Output exactly the span of lines that begins at the line containing "Emit a Python" and ends at the line containing "6.2, 14.8, 37.3]", both lines included.

### Provided records

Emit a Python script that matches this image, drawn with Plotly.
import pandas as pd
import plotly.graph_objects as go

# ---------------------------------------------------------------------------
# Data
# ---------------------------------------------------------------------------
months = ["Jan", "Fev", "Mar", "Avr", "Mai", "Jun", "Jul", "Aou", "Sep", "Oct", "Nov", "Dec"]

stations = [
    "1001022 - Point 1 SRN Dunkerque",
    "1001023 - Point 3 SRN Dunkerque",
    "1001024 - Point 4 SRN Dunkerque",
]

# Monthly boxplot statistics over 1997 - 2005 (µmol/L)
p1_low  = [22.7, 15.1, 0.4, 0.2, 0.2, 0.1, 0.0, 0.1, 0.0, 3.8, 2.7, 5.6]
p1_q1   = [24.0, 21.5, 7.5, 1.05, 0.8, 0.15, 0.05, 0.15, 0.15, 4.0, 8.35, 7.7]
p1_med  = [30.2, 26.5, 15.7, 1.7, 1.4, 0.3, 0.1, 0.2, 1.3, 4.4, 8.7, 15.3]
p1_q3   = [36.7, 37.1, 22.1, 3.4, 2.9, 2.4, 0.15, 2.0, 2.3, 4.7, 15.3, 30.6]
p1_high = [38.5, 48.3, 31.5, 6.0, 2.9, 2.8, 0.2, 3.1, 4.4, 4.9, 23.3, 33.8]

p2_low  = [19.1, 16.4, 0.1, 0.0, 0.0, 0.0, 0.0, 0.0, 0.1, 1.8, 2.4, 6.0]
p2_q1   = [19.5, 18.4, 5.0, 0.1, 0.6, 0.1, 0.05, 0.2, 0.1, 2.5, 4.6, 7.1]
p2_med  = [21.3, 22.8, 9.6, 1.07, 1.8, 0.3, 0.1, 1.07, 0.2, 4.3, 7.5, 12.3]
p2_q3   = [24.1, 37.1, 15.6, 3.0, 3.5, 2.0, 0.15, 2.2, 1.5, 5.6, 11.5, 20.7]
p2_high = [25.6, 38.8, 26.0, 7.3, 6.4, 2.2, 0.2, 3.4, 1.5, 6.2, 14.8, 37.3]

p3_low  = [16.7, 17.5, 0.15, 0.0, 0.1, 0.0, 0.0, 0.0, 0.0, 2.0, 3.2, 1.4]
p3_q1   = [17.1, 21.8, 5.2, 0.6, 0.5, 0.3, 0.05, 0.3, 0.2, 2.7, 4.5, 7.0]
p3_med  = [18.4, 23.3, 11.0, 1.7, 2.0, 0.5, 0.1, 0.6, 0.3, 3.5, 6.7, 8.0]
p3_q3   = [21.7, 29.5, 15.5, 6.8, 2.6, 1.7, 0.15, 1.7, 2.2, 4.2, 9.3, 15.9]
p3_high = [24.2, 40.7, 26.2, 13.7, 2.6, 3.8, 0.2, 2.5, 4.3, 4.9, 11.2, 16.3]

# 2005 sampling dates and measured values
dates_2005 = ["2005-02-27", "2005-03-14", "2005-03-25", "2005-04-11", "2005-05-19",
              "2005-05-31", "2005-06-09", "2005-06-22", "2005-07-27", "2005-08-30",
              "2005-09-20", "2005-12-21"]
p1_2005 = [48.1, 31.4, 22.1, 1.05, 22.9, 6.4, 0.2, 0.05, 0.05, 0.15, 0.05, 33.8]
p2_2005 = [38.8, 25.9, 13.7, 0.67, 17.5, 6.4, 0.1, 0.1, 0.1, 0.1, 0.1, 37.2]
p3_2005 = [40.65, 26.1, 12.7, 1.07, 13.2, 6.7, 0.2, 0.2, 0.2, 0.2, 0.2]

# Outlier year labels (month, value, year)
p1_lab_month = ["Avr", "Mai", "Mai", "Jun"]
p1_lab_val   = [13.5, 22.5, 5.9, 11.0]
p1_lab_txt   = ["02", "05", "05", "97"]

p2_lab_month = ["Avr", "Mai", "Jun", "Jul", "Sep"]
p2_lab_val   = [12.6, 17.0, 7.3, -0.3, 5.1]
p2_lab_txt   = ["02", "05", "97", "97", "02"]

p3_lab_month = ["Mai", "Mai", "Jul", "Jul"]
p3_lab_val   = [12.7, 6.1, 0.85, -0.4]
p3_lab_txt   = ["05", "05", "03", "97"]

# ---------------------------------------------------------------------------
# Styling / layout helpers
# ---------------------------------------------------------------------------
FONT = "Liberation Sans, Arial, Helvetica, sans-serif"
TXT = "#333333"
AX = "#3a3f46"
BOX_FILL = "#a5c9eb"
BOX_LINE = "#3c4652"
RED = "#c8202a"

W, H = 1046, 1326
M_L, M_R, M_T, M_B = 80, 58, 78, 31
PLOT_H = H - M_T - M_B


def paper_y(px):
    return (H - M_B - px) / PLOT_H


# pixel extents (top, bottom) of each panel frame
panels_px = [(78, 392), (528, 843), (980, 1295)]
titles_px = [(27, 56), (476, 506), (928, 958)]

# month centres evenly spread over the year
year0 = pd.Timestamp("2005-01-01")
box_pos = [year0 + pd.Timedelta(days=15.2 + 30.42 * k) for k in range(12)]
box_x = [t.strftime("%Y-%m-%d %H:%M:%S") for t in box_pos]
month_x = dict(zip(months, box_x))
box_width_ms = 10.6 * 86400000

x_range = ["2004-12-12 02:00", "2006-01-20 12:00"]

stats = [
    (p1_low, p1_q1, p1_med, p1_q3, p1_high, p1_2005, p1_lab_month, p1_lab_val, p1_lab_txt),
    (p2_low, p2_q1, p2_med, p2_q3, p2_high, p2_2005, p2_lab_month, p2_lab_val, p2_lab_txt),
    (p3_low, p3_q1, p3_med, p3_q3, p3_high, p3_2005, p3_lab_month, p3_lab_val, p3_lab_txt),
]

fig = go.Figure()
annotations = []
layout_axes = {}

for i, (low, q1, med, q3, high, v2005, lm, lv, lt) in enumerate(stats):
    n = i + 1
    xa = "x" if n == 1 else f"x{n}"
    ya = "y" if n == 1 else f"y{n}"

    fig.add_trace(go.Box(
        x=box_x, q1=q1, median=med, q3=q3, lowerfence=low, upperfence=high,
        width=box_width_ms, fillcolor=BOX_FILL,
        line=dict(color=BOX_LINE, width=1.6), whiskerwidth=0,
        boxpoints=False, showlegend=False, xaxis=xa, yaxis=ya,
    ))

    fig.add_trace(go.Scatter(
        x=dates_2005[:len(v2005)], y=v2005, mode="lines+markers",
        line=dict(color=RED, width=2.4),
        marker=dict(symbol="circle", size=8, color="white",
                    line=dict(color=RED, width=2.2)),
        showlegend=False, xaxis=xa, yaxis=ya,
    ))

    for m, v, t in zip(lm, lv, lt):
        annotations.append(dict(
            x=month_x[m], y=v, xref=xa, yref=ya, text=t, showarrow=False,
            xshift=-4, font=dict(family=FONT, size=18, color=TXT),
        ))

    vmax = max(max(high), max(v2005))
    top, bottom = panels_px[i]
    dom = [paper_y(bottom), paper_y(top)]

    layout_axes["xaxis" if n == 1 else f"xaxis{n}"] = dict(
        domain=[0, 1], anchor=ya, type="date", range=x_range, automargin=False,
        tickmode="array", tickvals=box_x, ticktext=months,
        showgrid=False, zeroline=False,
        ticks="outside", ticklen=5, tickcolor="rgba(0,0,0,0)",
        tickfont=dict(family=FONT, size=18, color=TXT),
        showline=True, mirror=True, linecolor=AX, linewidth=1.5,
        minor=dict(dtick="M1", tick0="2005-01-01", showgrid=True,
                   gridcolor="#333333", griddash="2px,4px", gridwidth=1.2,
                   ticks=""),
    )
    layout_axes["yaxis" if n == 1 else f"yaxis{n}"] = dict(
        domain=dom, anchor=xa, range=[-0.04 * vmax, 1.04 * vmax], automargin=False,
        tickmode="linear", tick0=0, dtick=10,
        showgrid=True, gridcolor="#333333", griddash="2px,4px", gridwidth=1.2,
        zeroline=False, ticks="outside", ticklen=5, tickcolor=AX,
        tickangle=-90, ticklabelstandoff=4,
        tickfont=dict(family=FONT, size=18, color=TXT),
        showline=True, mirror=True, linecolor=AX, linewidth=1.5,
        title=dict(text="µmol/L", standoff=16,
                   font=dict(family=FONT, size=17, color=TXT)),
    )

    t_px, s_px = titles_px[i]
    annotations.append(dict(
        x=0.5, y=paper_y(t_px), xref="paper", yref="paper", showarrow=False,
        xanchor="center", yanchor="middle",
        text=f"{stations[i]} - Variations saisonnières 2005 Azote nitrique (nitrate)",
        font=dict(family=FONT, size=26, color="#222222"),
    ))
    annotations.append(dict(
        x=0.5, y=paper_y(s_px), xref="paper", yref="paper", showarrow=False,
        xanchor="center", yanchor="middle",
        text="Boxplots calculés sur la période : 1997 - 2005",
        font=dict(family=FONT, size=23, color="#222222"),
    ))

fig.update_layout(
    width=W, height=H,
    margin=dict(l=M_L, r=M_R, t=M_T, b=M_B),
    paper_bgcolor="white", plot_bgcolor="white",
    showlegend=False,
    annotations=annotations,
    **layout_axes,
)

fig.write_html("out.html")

######
### Provided records

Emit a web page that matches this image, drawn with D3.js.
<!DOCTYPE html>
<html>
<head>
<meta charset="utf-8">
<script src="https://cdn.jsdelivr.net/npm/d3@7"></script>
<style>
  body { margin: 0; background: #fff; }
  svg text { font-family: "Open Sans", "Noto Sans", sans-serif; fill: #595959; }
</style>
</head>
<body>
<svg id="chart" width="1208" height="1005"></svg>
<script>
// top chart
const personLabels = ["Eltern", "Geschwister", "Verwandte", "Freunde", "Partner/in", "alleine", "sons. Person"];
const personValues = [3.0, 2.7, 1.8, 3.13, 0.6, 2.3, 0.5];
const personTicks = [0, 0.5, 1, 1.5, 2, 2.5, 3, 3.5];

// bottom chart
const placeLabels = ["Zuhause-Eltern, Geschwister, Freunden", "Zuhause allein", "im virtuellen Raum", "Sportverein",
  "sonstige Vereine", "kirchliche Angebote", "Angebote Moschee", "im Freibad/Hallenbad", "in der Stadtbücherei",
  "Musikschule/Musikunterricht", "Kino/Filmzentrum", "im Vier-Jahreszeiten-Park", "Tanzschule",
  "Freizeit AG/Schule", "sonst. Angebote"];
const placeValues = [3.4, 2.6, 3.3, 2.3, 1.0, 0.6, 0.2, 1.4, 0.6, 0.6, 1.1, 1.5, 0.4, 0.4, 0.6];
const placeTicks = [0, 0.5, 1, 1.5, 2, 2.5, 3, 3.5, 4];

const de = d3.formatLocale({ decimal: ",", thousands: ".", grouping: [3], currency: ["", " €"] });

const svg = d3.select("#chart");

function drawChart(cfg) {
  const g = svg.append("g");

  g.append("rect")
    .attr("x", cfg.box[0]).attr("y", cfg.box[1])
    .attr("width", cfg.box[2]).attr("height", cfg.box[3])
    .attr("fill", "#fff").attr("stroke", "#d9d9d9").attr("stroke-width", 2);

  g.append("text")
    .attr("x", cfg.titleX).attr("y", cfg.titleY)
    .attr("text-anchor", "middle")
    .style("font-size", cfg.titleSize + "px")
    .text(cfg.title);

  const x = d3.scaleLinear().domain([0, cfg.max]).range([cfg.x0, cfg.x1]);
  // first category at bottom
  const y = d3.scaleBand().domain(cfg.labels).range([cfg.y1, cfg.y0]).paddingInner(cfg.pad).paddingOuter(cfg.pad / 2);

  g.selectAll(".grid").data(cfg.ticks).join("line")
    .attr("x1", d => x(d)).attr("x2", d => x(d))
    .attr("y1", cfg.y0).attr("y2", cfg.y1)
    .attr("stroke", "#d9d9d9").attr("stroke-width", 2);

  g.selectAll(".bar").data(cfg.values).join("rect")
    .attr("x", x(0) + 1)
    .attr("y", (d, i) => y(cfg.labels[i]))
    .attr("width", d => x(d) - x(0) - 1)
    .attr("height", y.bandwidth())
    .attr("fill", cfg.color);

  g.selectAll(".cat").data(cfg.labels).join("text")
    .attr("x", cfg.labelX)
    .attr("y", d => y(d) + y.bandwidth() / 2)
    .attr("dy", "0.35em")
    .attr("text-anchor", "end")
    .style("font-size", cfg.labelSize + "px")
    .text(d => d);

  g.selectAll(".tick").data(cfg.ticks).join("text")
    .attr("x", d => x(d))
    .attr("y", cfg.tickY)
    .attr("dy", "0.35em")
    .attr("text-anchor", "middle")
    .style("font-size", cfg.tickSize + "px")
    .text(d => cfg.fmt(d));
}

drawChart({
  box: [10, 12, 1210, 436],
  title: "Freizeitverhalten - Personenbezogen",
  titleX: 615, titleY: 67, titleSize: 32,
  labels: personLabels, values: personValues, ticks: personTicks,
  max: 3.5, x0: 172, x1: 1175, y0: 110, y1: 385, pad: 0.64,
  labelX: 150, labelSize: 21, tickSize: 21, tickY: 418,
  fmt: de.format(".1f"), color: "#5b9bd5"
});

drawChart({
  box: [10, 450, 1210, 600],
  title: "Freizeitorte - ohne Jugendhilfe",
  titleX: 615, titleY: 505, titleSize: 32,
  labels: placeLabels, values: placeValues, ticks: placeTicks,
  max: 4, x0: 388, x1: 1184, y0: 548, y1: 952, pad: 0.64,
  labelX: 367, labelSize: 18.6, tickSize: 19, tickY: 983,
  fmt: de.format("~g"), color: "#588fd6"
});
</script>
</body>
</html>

######

● Reply to the exercise
Emit a Python script that matches this image, drawn with Plotly.
import pandas as pd
import plotly.graph_objects as go

# ---------------------------------------------------------------------------
# Data
# ---------------------------------------------------------------------------
months = ["Jan", "Fev", "Mar", "Avr", "Mai", "Jun", "Jul", "Aou", "Sep", "Oct", "Nov", "Dec"]

stations = [
    "1001022 - Point 1 SRN Dunkerque",
    "1001023 - Point 3 SRN Dunkerque",
    "1001024 - Point 4 SRN Dunkerque",
]

# Monthly boxplot statistics over 1997 - 2005 (µmol/L)
p1_low  = [22.7, 15.1, 0.4, 0.2, 0.2, 0.1, 0.0, 0.1, 0.0, 3.8, 2.7, 5.6]
p1_q1   = [24.0, 21.5, 7.5, 1.05, 0.8, 0.15, 0.05, 0.15, 0.15, 4.0, 8.35, 7.7]
p1_med  = [30.2, 26.5, 15.7, 1.7, 1.4, 0.3, 0.1, 0.2, 1.3, 4.4, 8.7, 15.3]
p1_q3   = [36.7, 37.1, 22.1, 3.4, 2.9, 2.4, 0.15, 2.0, 2.3, 4.7, 15.3, 30.6]
p1_high = [38.5, 48.3, 31.5, 6.0, 2.9, 2.8, 0.2, 3.1, 4.4, 4.9, 23.3, 33.8]

p2_low  = [19.1, 16.4, 0.1, 0.0, 0.0, 0.0, 0.0, 0.0, 0.1, 1.8, 2.4, 6.0]
p2_q1   = [19.5, 18.4, 5.0, 0.1, 0.6, 0.1, 0.05, 0.2, 0.1, 2.5, 4.6, 7.1]
p2_med  = [21.3, 22.8, 9.6, 1.07, 1.8, 0.3, 0.1, 1.07, 0.2, 4.3, 7.5, 12.3]
p2_q3   = [24.1, 37.1, 15.6, 3.0, 3.5, 2.0, 0.15, 2.2, 1.5, 5.6, 11.5, 20.7]
p2_high = [25.6, 38.8, 26.0, 7.3, 6.4, 2.2, 0.2, 3.4, 1.5, 6.2, 14.8, 37.3]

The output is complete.